To do: Begin with the first line of the material and write out each line exactly, ending with the line that contains "(2047,419) -- cycle;". Pictures are not part of the copy.

Data extract:
****
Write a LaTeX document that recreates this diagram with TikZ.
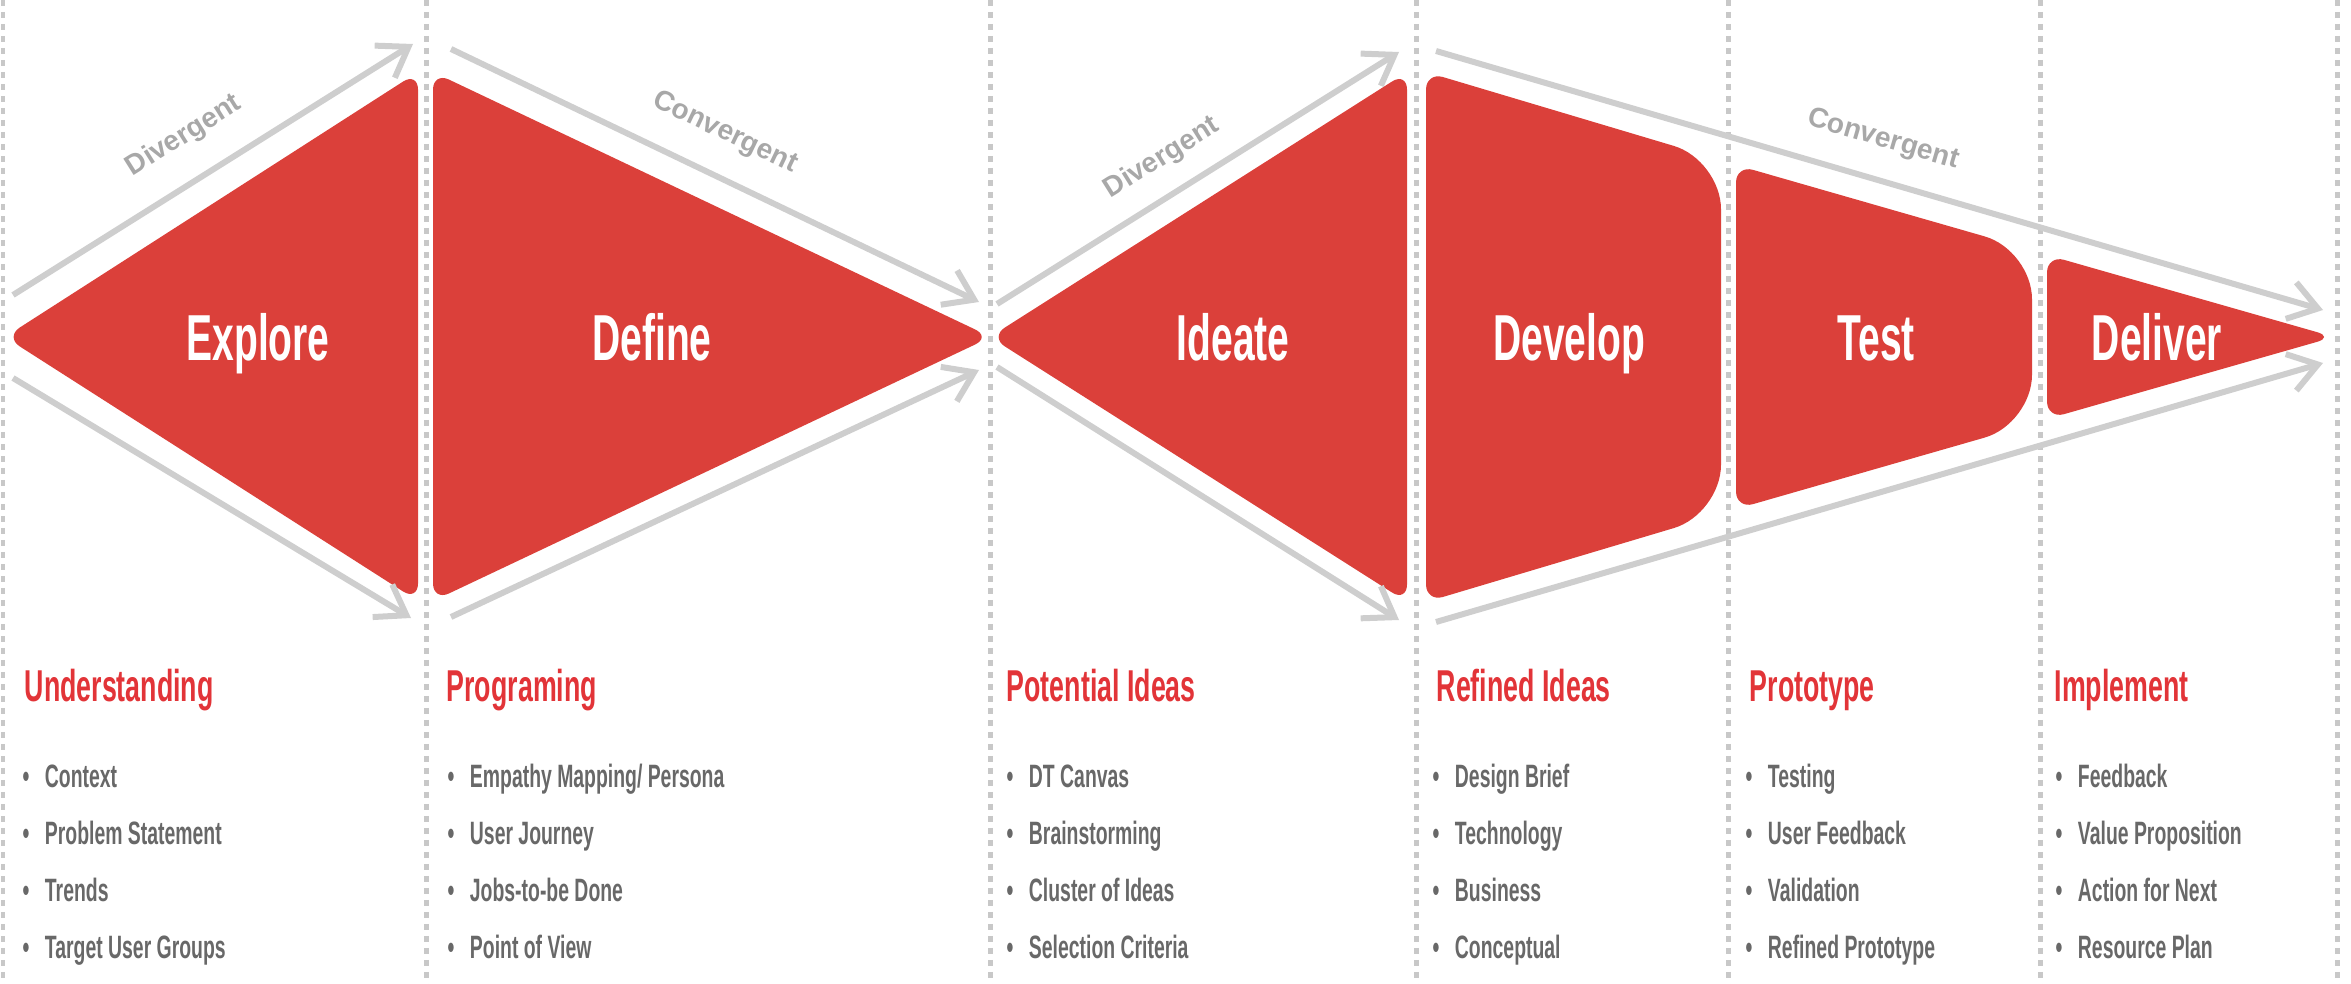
\documentclass[tikz,border=0pt]{standalone}
\usepackage{fontspec}
\usetikzlibrary{arrows.meta}
\newfontfamily\dtfont[FakeStretch=0.6]{Liberation Sans}
\newfontfamily\dtlabelfont{Liberation Sans}
\definecolor{phasered}{RGB}{219,64,58}
\definecolor{headred}{RGB}{226,52,56}
\definecolor{flowgray}{RGB}{206,206,206}
\definecolor{labelgray}{RGB}{168,168,168}
\definecolor{itemgray}{RGB}{104,104,104}
\definecolor{guidegray}{RGB}{200,200,200}
\newcommand\bul{\textbullet\hspace{4.4pt}}
\begin{document}
\begin{tikzpicture}[
x=0.1mm,y=-0.1mm,
phase/.style={text=white,inner sep=0,anchor=base,font=\dtfont\bfseries\fontsize{18.5}{22}\selectfont},
head/.style={text=headred,inner sep=0,anchor=base west,font=\dtfont\bfseries\fontsize{12.7}{14}\selectfont},
item/.style={text=itemgray,inner sep=0,anchor=base west,font=\dtfont\bfseries\fontsize{9.2}{11}\selectfont},
flow/.style={draw=flowgray,line width=0.6mm,-{Straight Barb[length=2.8mm,width=3.8mm]}},
flowlabel/.style={text=labelgray,inner sep=0,font=\dtlabelfont\bfseries\fontsize{8}{10}\selectfont},
guide/.style={draw=guidegray,line width=0.5mm,dash pattern=on 0.6mm off 0.6mm}
]
\useasboundingbox (0,0) rectangle (2351,984);
\foreach \x in {3,426,990,1416,1728,2040,2337}
\draw[guide] (\x,0) -- (\x,984);

\fill[phasered,rounded corners=5pt] (5,337) -- (418,72) -- (418,601) -- cycle;
\fill[phasered,rounded corners=5pt] (433,72) -- (991,337) -- (433,601) -- cycle;
\fill[phasered,rounded corners=5pt] (990,337) -- (1407,72) -- (1407,602) -- cycle;
\fill[phasered,rounded corners=5pt] (1426,72) [rounded corners=14pt] -- (1721,160) -- (1721,514) [rounded corners=5pt] -- (1426,602) -- cycle;
\fill[phasered,rounded corners=5pt] (1736,165) [rounded corners=14pt] -- (2032,250) -- (2032,424) [rounded corners=5pt] -- (1736,509) -- cycle;
\fill[phasered,rounded corners=5pt] (2047,255) -- (2334,337) -- (2047,419) -- cycle;

\coordinate (d1s) at (13,295);
\coordinate (d1e) at (413,44);
\coordinate (d2s) at (13,378);
\coordinate (d2e) at (411,618);
\coordinate (c1s) at (451,49);
\coordinate (c1e) at (979,302);
\coordinate (c2s) at (451,617);
\coordinate (c2e) at (979,370);
\coordinate (d3s) at (997,304);
\coordinate (d3e) at (1399,52);
\coordinate (d4s) at (997,367);
\coordinate (d4e) at (1399,620);
\coordinate (c3s) at (1436,51);
\coordinate (c3e) at (2323,310);
\coordinate (c4s) at (1436,622);
\coordinate (c4e) at (2323,363);
\draw[flow] (d1s) -- (d1e);
\draw[flow] (d2s) -- (d2e);
\draw[flow] (c1s) -- (c1e);
\draw[flow] (c2s) -- (c2e);
\draw[flow] (d3s) -- (d3e);
\draw[flow] (d4s) -- (d4e);
\draw[flow] (c3s) -- (c3e);
\draw[flow] (c4s) -- (c4e);

\node[flowlabel,rotate=32.2] (divergent1) at (184,136) {Divergent};
\node[flowlabel,rotate=-25.6] (convergent1) at (725,133) {Convergent};
\node[flowlabel,rotate=32.1] (divergent2) at (1162,158) {Divergent};
\node[flowlabel,rotate=-16.3] (convergent2) at (1883,140) {Convergent};

\node[phase] (explore) at (258,360) {Explore};
\node[phase] (define) at (652,360) {Define};
\node[phase] (ideate) at (1233,360) {Ideate};
\node[phase] (develop) at (1569,360) {Develop};
\node[phase] (test) at (1876,360) {Test};
\node[phase] (deliver) at (2157,360) {Deliver};

\node[head] (understanding) at (24,701) {Understanding};
\node[head] (programing) at (446,701) {Programing};
\node[head] (potential) at (1006,701) {Potential Ideas};
\node[head] (refined) at (1436,701) {Refined Ideas};
\node[head] (prototype) at (1749,701) {Prototype};
\node[head] (implement) at (2054,701) {Implement};

\node[item] (context) at (22,787) {\bul Context};
\node[item] (problem) at (22,844) {\bul Problem Statement};
\node[item] (trends) at (22,901) {\bul Trends};
\node[item] (targetusers) at (22,958) {\bul Target User Groups};
\node[item] (empathy) at (447,787) {\bul Empathy Mapping/ Persona};
\node[item] (journey) at (447,844) {\bul User Journey};
\node[item] (jobs) at (447,901) {\bul Jobs-to-be Done};
\node[item] (pov) at (447,958) {\bul Point of View};
\node[item] (canvas) at (1006,787) {\bul DT Canvas};
\node[item] (brainstorm) at (1006,844) {\bul Brainstorming};
\node[item] (cluster) at (1006,901) {\bul Cluster of Ideas};
\node[item] (criteria) at (1006,958) {\bul Selection Criteria};
\node[item] (brief) at (1432,787) {\bul Design Brief};
\node[item] (technology) at (1432,844) {\bul Technology};
\node[item] (business) at (1432,901) {\bul Business};
\node[item] (conceptual) at (1432,958) {\bul Conceptual};
\node[item] (testing) at (1745,787) {\bul Testing};
\node[item] (userfeedback) at (1745,844) {\bul User Feedback};
\node[item] (validation) at (1745,901) {\bul Validation};
\node[item] (refinedproto) at (1745,958) {\bul Refined Prototype};
\node[item] (feedback) at (2055,787) {\bul Feedback};
\node[item] (valueprop) at (2055,844) {\bul Value Proposition};
\node[item] (actionnext) at (2055,901) {\bul Action for Next};
\node[item] (resourceplan) at (2055,958) {\bul Resource Plan};
\end{tikzpicture}
\end{document}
****
The answer:
Write a LaTeX document that recreates this diagram with TikZ.
\documentclass[tikz,border=0pt]{standalone}
\usepackage{fontspec}
\usetikzlibrary{arrows.meta}
\newfontfamily\dtfont[FakeStretch=0.6]{Liberation Sans}
\newfontfamily\dtlabelfont{Liberation Sans}
\definecolor{phasered}{RGB}{219,64,58}
\definecolor{headred}{RGB}{226,52,56}
\definecolor{flowgray}{RGB}{206,206,206}
\definecolor{labelgray}{RGB}{168,168,168}
\definecolor{itemgray}{RGB}{104,104,104}
\definecolor{guidegray}{RGB}{200,200,200}
\newcommand\bul{\textbullet\hspace{4.4pt}}
\begin{document}
\begin{tikzpicture}[
x=0.1mm,y=-0.1mm,
phase/.style={text=white,inner sep=0,anchor=base,font=\dtfont\bfseries\fontsize{18.5}{22}\selectfont},
head/.style={text=headred,inner sep=0,anchor=base west,font=\dtfont\bfseries\fontsize{12.7}{14}\selectfont},
item/.style={text=itemgray,inner sep=0,anchor=base west,font=\dtfont\bfseries\fontsize{9.2}{11}\selectfont},
flow/.style={draw=flowgray,line width=0.6mm,-{Straight Barb[length=2.8mm,width=3.8mm]}},
flowlabel/.style={text=labelgray,inner sep=0,font=\dtlabelfont\bfseries\fontsize{8}{10}\selectfont},
guide/.style={draw=guidegray,line width=0.5mm,dash pattern=on 0.6mm off 0.6mm}
]
\useasboundingbox (0,0) rectangle (2351,984);
\foreach \x in {3,426,990,1416,1728,2040,2337}
\draw[guide] (\x,0) -- (\x,984);

\fill[phasered,rounded corners=5pt] (5,337) -- (418,72) -- (418,601) -- cycle;
\fill[phasered,rounded corners=5pt] (433,72) -- (991,337) -- (433,601) -- cycle;
\fill[phasered,rounded corners=5pt] (990,337) -- (1407,72) -- (1407,602) -- cycle;
\fill[phasered,rounded corners=5pt] (1426,72) [rounded corners=14pt] -- (1721,160) -- (1721,514) [rounded corners=5pt] -- (1426,602) -- cycle;
\fill[phasered,rounded corners=5pt] (1736,165) [rounded corners=14pt] -- (2032,250) -- (2032,424) [rounded corners=5pt] -- (1736,509) -- cycle;
\fill[phasered,rounded corners=5pt] (2047,255) -- (2334,337) -- (2047,419) -- cycle;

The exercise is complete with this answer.